My girlfriend found out when she snooped around in my skype. I was chatting with a girl that had a guro fetish aswell and that's when she confronted me with it.
Long story short. I didn't tell her what i was getting off to specificly, but she's cool with it. She once said "i can understand [why you do this]. This is very well drawn and the girls are perfect." She does have a thing for chocking during sex or me being rough (not harming rough though). We are still together although that happened a couple of months ago.
I strongly discourage getting out of the closet. I did it several times with different people: friends dismissed it as just yet another twist of my personality at no harm to our friendship, but other people changed their attitude and deemed me a dangerous freak to stay away from. All in all, zero benefit at best.
i love to talk about it with strangers for the shock value (hmu on omegle with guro as an interest) but i'm worried if i mentioned it to anyone who actually knew me it might ruin my reputation or get me fired from my job as a funeral embalmer. It's not like i actually do anything with the bodies but it would freak people out anyway.
So a distant acquaintance of mine is having relationship problems. He suddenly confides everything in me and I help him work out his shit. This is the only serious interaction I've ever had with him.
A week later, his girlfriend, who knows about me, accidentally let my tendencies slip to him. She is very dramatic and apparently indicated that I was a murderous psychopath. Didn't mean anything bad by this and apologized afterward xD
But he is this really clueless innocent guy. And he doesn't know me. So immediately after I had gained his total trust in ten minutes basically for entertainment, he suddenly found this out, and it's the only thing he knows about me
He flipped SHIT. Lost it
A few days pass—I decided to talk to him about it and make sure he keeps his mouth shut
He is now totally confused and vaguely in awe of me lmfao
I asked a very simple and low-risk question: "Do you know what guro is?" If the other person says yes, it's a greenlight for further sharing.
It's one of those things that my friends and anyone aware of my online presence knows about. My boyfriend has been aware since the beginning of our relationship, and while he doesn't share the kink he is totally accepting and mildly fascinated.
As far as anyone else goes... It's none of their business. I don't care if they find out, but it's not something I feel the need to admit to anyone outside of my circle. That's why a lot of people get ostracized by their friends or family. Your kinks aren't so important to your identity that you should have to let everybody you know into it. There's this thing called a private life.
I guess I'm lucky since I grew up with a lot of people who generally didn't give a fuck about whatever I was into, so I have a different opinion of spreading that kind of business.
Well said. This is basically the same situation I'm in, and it works well.
Very well said. I love it.>>4030
I have a couple friends that would probably freak out if they knew what I was into, but they'd maybe freak out about some mild BDSM stuff. Point is, it doesn't matter. I don't talk sex with those friends and I don't need or want to.

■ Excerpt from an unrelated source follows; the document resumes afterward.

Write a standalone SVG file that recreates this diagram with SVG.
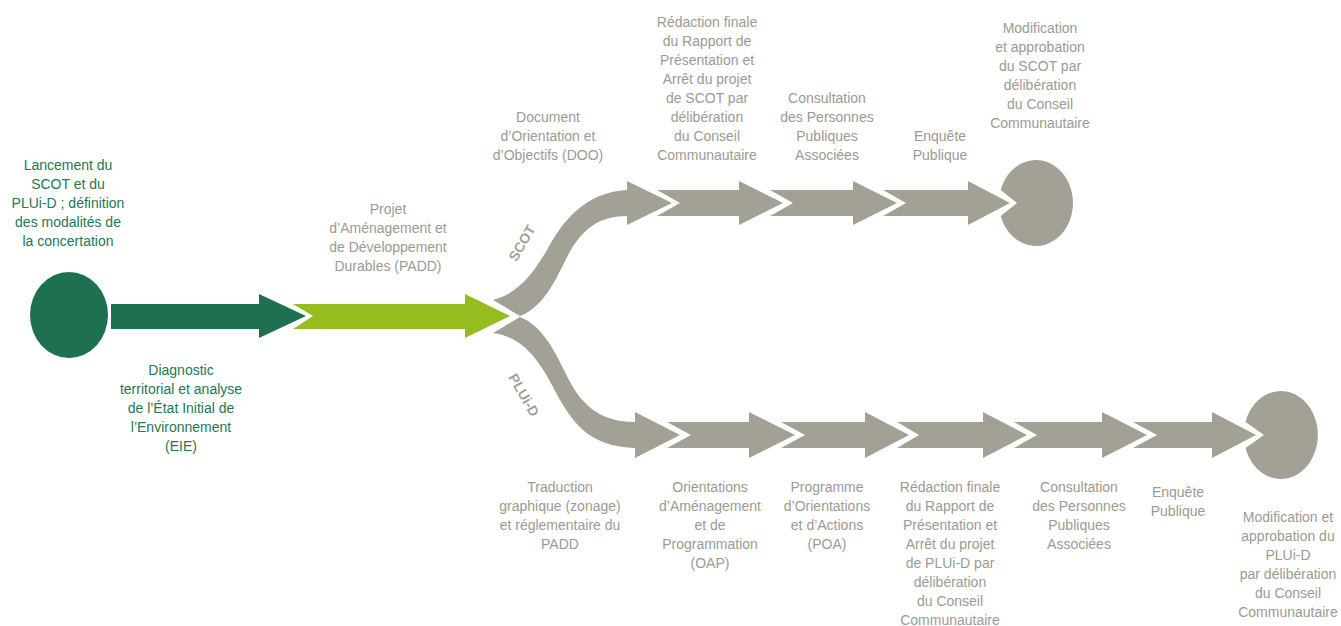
<svg xmlns="http://www.w3.org/2000/svg" width="1341" height="626" viewBox="0 0 1341 626">
<style>
.dg{fill:#1e7150}
.lg{fill:#95bd1f}
.gr{fill:#a3a195}
.t{font-family:"Liberation Sans",Arial,sans-serif;font-size:14px;text-anchor:middle}
.tg{fill:#217a53}
.tx{fill:#9c9a92}
.lbl{font-family:"Liberation Sans",Arial,sans-serif;font-size:14px;font-weight:bold;fill:#a3a195;text-anchor:middle}
</style>
<rect width="1341" height="626" fill="#ffffff"/>

<g id="start">
<ellipse class="dg" cx="69" cy="315" rx="39" ry="43"/>
<text class="t tg"><tspan x="68" y="170">Lancement du</tspan><tspan x="68" y="189">SCOT et du</tspan><tspan x="68" y="208">PLUi-D ; définition</tspan><tspan x="68" y="227">des modalités de</tspan><tspan x="68" y="246">la concertation</tspan></text>
</g>

<g id="diagnostic">
<polygon class="dg" points="111,304 259,304 259,294 306,316 259,338 259,329 111,329"/>
<text class="t tg"><tspan x="181" y="375">Diagnostic</tspan><tspan x="181" y="394">territorial et analyse</tspan><tspan x="181" y="413">de l’État Initial de</tspan><tspan x="181" y="432">l’Environnement</tspan><tspan x="181" y="451">(EIE)</tspan></text>
</g>

<g id="padd">
<polygon class="lg" points="293,304 465,304 465,294 510,316 465,338 465,329 293,329 313,316"/>
<text class="t tx"><tspan x="388" y="214">Projet</tspan><tspan x="388" y="233">d’Aménagement et</tspan><tspan x="388" y="252">de Développement</tspan><tspan x="388" y="271">Durables (PADD)</tspan></text>
</g>

<g id="connectors">
<path id="branch-scot" class="gr" d="M493,300 C520,293 535,270 547,250 C562,222 585,192 627,190 L627,181 L672,203 L627,225 L627,216 C600,216 585,228 572,248 C558,272 548,305 520,316 Z"/>
<path id="branch-plui" class="gr" d="M520,317 C540,325 552,345 565,372 C580,405 600,422 635,422 L635,412 L680,435 L635,458 L635,448 C590,446 575,425 560,400 C545,372 530,338 493,333 Z"/>
<text class="lbl" transform="translate(522,243) rotate(-60)" y="5">SCOT</text>
<text class="lbl" transform="translate(524,395) rotate(60)" y="5">PLUi-D</text>
</g>

<g id="scot-doo">
<text class="t tx"><tspan x="548" y="122">Document</tspan><tspan x="548" y="141">d’Orientation et</tspan><tspan x="548" y="160">d’Objectifs (DOO)</tspan></text>
</g>

<g id="scot-redaction">
<polygon class="gr" points="657,190 739,190 739,181 783,203 739,225 739,216 657,216 680,203"/>
<text class="t tx"><tspan x="707" y="27">Rédaction finale</tspan><tspan x="707" y="46">du Rapport de</tspan><tspan x="707" y="65">Présentation et</tspan><tspan x="707" y="84">Arrêt du projet</tspan><tspan x="707" y="103">de SCOT par</tspan><tspan x="707" y="122">délibération</tspan><tspan x="707" y="141">du Conseil</tspan><tspan x="707" y="160">Communautaire</tspan></text>
</g>

<g id="scot-consultation">
<polygon class="gr" points="770,190 853,190 853,181 897,203 853,225 853,216 770,216 793,203"/>
<text class="t tx"><tspan x="827" y="103">Consultation</tspan><tspan x="827" y="122">des Personnes</tspan><tspan x="827" y="141">Publiques</tspan><tspan x="827" y="160">Associées</tspan></text>
</g>

<g id="scot-enquete">
<polygon class="gr" points="883,190 968,190 968,181 1010,203 968,225 968,216 883,216 906,203"/>
<text class="t tx"><tspan x="940" y="141">Enquête</tspan><tspan x="940" y="160">Publique</tspan></text>
</g>

<g id="scot-approbation">
<path class="gr" d="M1000.7,190 A37,43 0 1 1 1000.7,216 L1017,203 Z"/>
<text class="t tx"><tspan x="1040" y="33">Modification</tspan><tspan x="1040" y="52">et approbation</tspan><tspan x="1040" y="71">du SCOT par</tspan><tspan x="1040" y="90">délibération</tspan><tspan x="1040" y="109">du Conseil</tspan><tspan x="1040" y="128">Communautaire</tspan></text>
</g>

<g id="plui-traduction">
<text class="t tx"><tspan x="560" y="492">Traduction</tspan><tspan x="560" y="511">graphique (zonage)</tspan><tspan x="560" y="530">et réglementaire du</tspan><tspan x="560" y="549">PADD</tspan></text>
</g>

<g id="plui-oap">
<polygon class="gr" points="667,422 749,422 749,412 795,435 749,458 749,448 667,448 691,435"/>
<text class="t tx"><tspan x="710" y="492">Orientations</tspan><tspan x="710" y="511">d’Aménagement</tspan><tspan x="710" y="530">et de</tspan><tspan x="710" y="549">Programmation</tspan><tspan x="710" y="568">(OAP)</tspan></text>
</g>

<g id="plui-poa">
<polygon class="gr" points="781,422 865,422 865,412 909,435 865,458 865,448 781,448 805,435"/>
<text class="t tx"><tspan x="827" y="492">Programme</tspan><tspan x="827" y="511">d’Orientations</tspan><tspan x="827" y="530">et d’Actions</tspan><tspan x="827" y="549">(POA)</tspan></text>
</g>

<g id="plui-redaction">
<polygon class="gr" points="897,422 983,422 983,412 1027,435 983,458 983,448 897,448 919,435"/>
<text class="t tx"><tspan x="950" y="492">Rédaction finale</tspan><tspan x="950" y="511">du Rapport de</tspan><tspan x="950" y="530">Présentation et</tspan><tspan x="950" y="549">Arrêt du projet</tspan><tspan x="950" y="568">de PLUi-D par</tspan><tspan x="950" y="587">délibération</tspan><tspan x="950" y="606">du Conseil</tspan><tspan x="950" y="625">Communautaire</tspan></text>
</g>

<g id="plui-consultation">
<polygon class="gr" points="1014,422 1102,422 1102,412 1147,435 1102,458 1102,448 1014,448 1037,435"/>
<text class="t tx"><tspan x="1079" y="492">Consultation</tspan><tspan x="1079" y="511">des Personnes</tspan><tspan x="1079" y="530">Publiques</tspan><tspan x="1079" y="549">Associées</tspan></text>
</g>

<g id="plui-enquete">
<polygon class="gr" points="1133,422 1212,422 1212,412 1256,435 1212,458 1212,448 1133,448 1157,435"/>
<text class="t tx"><tspan x="1178" y="497">Enquête</tspan><tspan x="1178" y="516">Publique</tspan></text>
</g>

<g id="plui-approbation">
<path class="gr" d="M1245.5,422 A37,44 0 1 1 1245.5,448 L1264,435 Z"/>
<text class="t tx"><tspan x="1288" y="522">Modification et</tspan><tspan x="1288" y="541">approbation du</tspan><tspan x="1288" y="560">PLUi-D</tspan><tspan x="1288" y="579">par délibération</tspan><tspan x="1288" y="598">du Conseil</tspan><tspan x="1288" y="617">Communautaire</tspan></text>
</g>
</svg>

My kinks aren't the same as my identity. Everyone has sexual desires, mild to extreme. Sex is hard-wired in to us all. Who we ARE doesn't need to be tied to that.
LOL you should tell your boss.
I was drunk yesterday and said that i'm visiting gurochan since my very childhood. Actually he turned out to be some kind of pervert too : ) so it was absolutely okay. But actually I wasn't supposed to tell anyone about my hidden part of life and he is the only person in the world that knows my dirty secret. That's makes me feel strange.
lol is guro really that big a part of your life that it's actually necessary to share?
I've told my friends and they don't mind at all. Hell, one of them was already into it.
I told a couple of friends, which ended up being kind of embarrassing only because they were into more hardcore real gore pictures which I didn't like at the time.
I lost the Tumblr because of an image on it of someone after a pirahna attack. I deleted the Reddit when I realized all my posts had become strangely invisible to other people. (No idea why. I think it's stupid that they don't tell people what's up when something's up.)
Sorry, I don't check /dis/ as often as the other boards, and didn't notice your reply until just now. I've still for DFN, but I think they became invite-only since or something.
The abandonment thing makes sense. You can't be abandoned by a person if your body's nutrients become a part of them. At that point, you're permanently a part of them.
*I'm still on DFN,
I wound up telling my sister and her girlfriend when we somehow were discussing sexual preferences anyway, because I couldn't help but one-up her worst/craziest thing she'd seen, their reaction basically amounted to 'good for you, but I'm not into that'. I also namedropped gurochan to another (very close) friend once, but I don't think she ever checked it.
I think a big part can also be in the delivery. Explaining guro as 'fetishized extreme violence and death' not unlike an extension of sadism/BDSM, is bound to go less poorly than 'I get off to pics of chicks pissing themselves as they hang to death'.
Personally, I intend to tell my partner when I have one, but few other people (siblings and a few close friends), and only if it somehow comes up.
I've shown my 'disgusted with my life post' to one of my close friends yesterday, so he found out about the guro too, but he was comforting nonetheless and didn't say anything about it. I suppose I didn't get any bad rep from this, but only time can tell.
I have, but onl y after discovering that a friend was into it themselves...
Only came out to someone who I already knew was into it. And I would strongly reccomend doing the same.
My wife would so cut off my dick mid-orgasm and then strap a dildo on me.
My friends that also draw these stuff know it, but other than that, no one know.
I live in the country that such things is very taboo, so we only talk about it rarely.
I came out first to my best friend that I was a necrophiliac. I was amazed how well he took it though he doesn't understand how it works to be one.
Then I told my, now, wife. Boy that was a doozie. After talking it over, some beers and drunk sex later, she slowly accepted it.
I will say, being a foot fetish necrophiliac fantasizer can be tough because you just see everyone as a potential victim, but then again, I'm happy to know there are plenty others out there.
I'm new but I think I like it here, don't mind if I tag along for the ride B)
I have a blood fetish (hematolagnia), and I am out
I am out to a couple of close friends. They took it fairly well, probably because they are open-minded. I find that if a person knows me well enough, they aren't surprised by my peculiar interests.